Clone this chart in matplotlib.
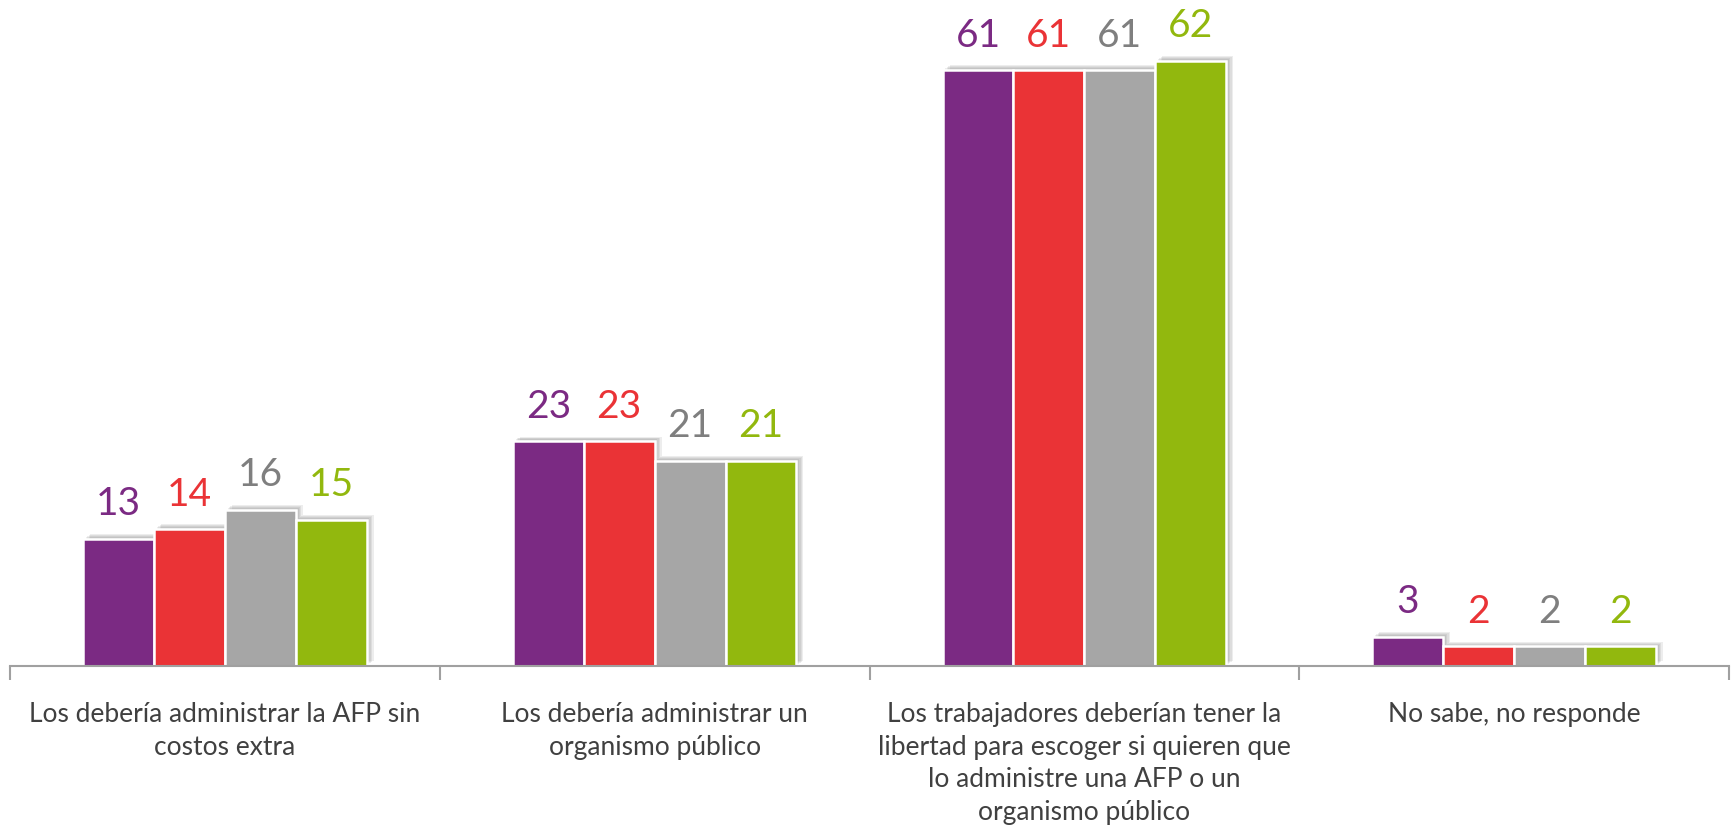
import numpy as np
import matplotlib.pyplot as plt
import matplotlib.patheffects as pe

# datos
categorias = ['Los debería administrar la AFP sin\ncostos extra',
              'Los debería administrar un\norganismo público',
              'Los trabajadores deberían tener la\nlibertad para escoger si quieren que\nlo administre una AFP o un\norganismo público',
              'No sabe, no responde']
serie_1 = [13, 23, 61, 3]
serie_2 = [14, 23, 61, 2]
serie_3 = [16, 21, 61, 2]
serie_4 = [15, 21, 62, 2]

colores_barra = ['#7B2A83', '#EA3336', '#A6A6A6', '#92B80E']
colores_texto = ['#7B2A83', '#EA3336', '#7F7F7F', '#92B80E']

plt.rcParams['font.family'] = ['Lato', 'DejaVu Sans']

fig = plt.figure(figsize=(17.32, 8.35), dpi=100)
ax = fig.add_axes([10 / 1732, 1 - 666 / 835, 1719 / 1732, 666 / 835])

x = np.arange(len(categorias))
ancho = 0.165
# sombra suave: varias capas desplazadas
sombra = [pe.SimplePatchShadow(offset=(d, d * 0.7), shadow_rgbFace='#707070', alpha=0.12)
          for d in (5, 4, 3, 2)] + [pe.Normal()]

for i, valores in enumerate([serie_1, serie_2, serie_3, serie_4]):
    pos = x + (i - 1.5) * ancho
    barras = ax.bar(pos, valores, width=ancho, color=colores_barra[i],
                    edgecolor='white', linewidth=1.8, zorder=3)
    for b in barras:
        b.set_path_effects(sombra)
    for p, v in zip(pos, valores):
        ax.annotate(str(v), (p, v), xytext=(0, 12), textcoords='offset points',
                    ha='center', va='bottom', fontsize=28, color=colores_texto[i])

ax.set_xlim(-0.5, 3.5)
ax.set_ylim(0, 68.2)

for s in ['top', 'right', 'left']:
    ax.spines[s].set_visible(False)
ax.spines['bottom'].set_color('#A0A0A0')
ax.spines['bottom'].set_linewidth(1.5)
ax.spines['bottom'].set_zorder(4)
ax.set_yticks([])

ax.set_xticks(x)
ax.set_xticklabels(categorias, fontsize=19, color='#404040', linespacing=1.38)
ax.tick_params(axis='x', which='major', length=0, pad=26)
ax.set_xticks(np.arange(-0.5, 4.0, 1.0), minor=True)
ax.tick_params(axis='x', which='minor', length=10, width=1.5, color='#A0A0A0')

fig.savefig('out.png', dpi=100)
* * * *
▸ **STATED EXERCISE**
Write out the lines from the start of the material to the line with "ax.set_yticks([])", inclusive and exactly. Skip the pictures.

▸ **RESPONSE**
Clone this chart in matplotlib.
import numpy as np
import matplotlib.pyplot as plt
import matplotlib.patheffects as pe

# datos
categorias = ['Los debería administrar la AFP sin\ncostos extra',
              'Los debería administrar un\norganismo público',
              'Los trabajadores deberían tener la\nlibertad para escoger si quieren que\nlo administre una AFP o un\norganismo público',
              'No sabe, no responde']
serie_1 = [13, 23, 61, 3]
serie_2 = [14, 23, 61, 2]
serie_3 = [16, 21, 61, 2]
serie_4 = [15, 21, 62, 2]

colores_barra = ['#7B2A83', '#EA3336', '#A6A6A6', '#92B80E']
colores_texto = ['#7B2A83', '#EA3336', '#7F7F7F', '#92B80E']

plt.rcParams['font.family'] = ['Lato', 'DejaVu Sans']

fig = plt.figure(figsize=(17.32, 8.35), dpi=100)
ax = fig.add_axes([10 / 1732, 1 - 666 / 835, 1719 / 1732, 666 / 835])

x = np.arange(len(categorias))
ancho = 0.165
# sombra suave: varias capas desplazadas
sombra = [pe.SimplePatchShadow(offset=(d, d * 0.7), shadow_rgbFace='#707070', alpha=0.12)
          for d in (5, 4, 3, 2)] + [pe.Normal()]

for i, valores in enumerate([serie_1, serie_2, serie_3, serie_4]):
    pos = x + (i - 1.5) * ancho
    barras = ax.bar(pos, valores, width=ancho, color=colores_barra[i],
                    edgecolor='white', linewidth=1.8, zorder=3)
    for b in barras:
        b.set_path_effects(sombra)
    for p, v in zip(pos, valores):
        ax.annotate(str(v), (p, v), xytext=(0, 12), textcoords='offset points',
                    ha='center', va='bottom', fontsize=28, color=colores_texto[i])

ax.set_xlim(-0.5, 3.5)
ax.set_ylim(0, 68.2)

for s in ['top', 'right', 'left']:
    ax.spines[s].set_visible(False)
ax.spines['bottom'].set_color('#A0A0A0')
ax.spines['bottom'].set_linewidth(1.5)
ax.spines['bottom'].set_zorder(4)
ax.set_yticks([])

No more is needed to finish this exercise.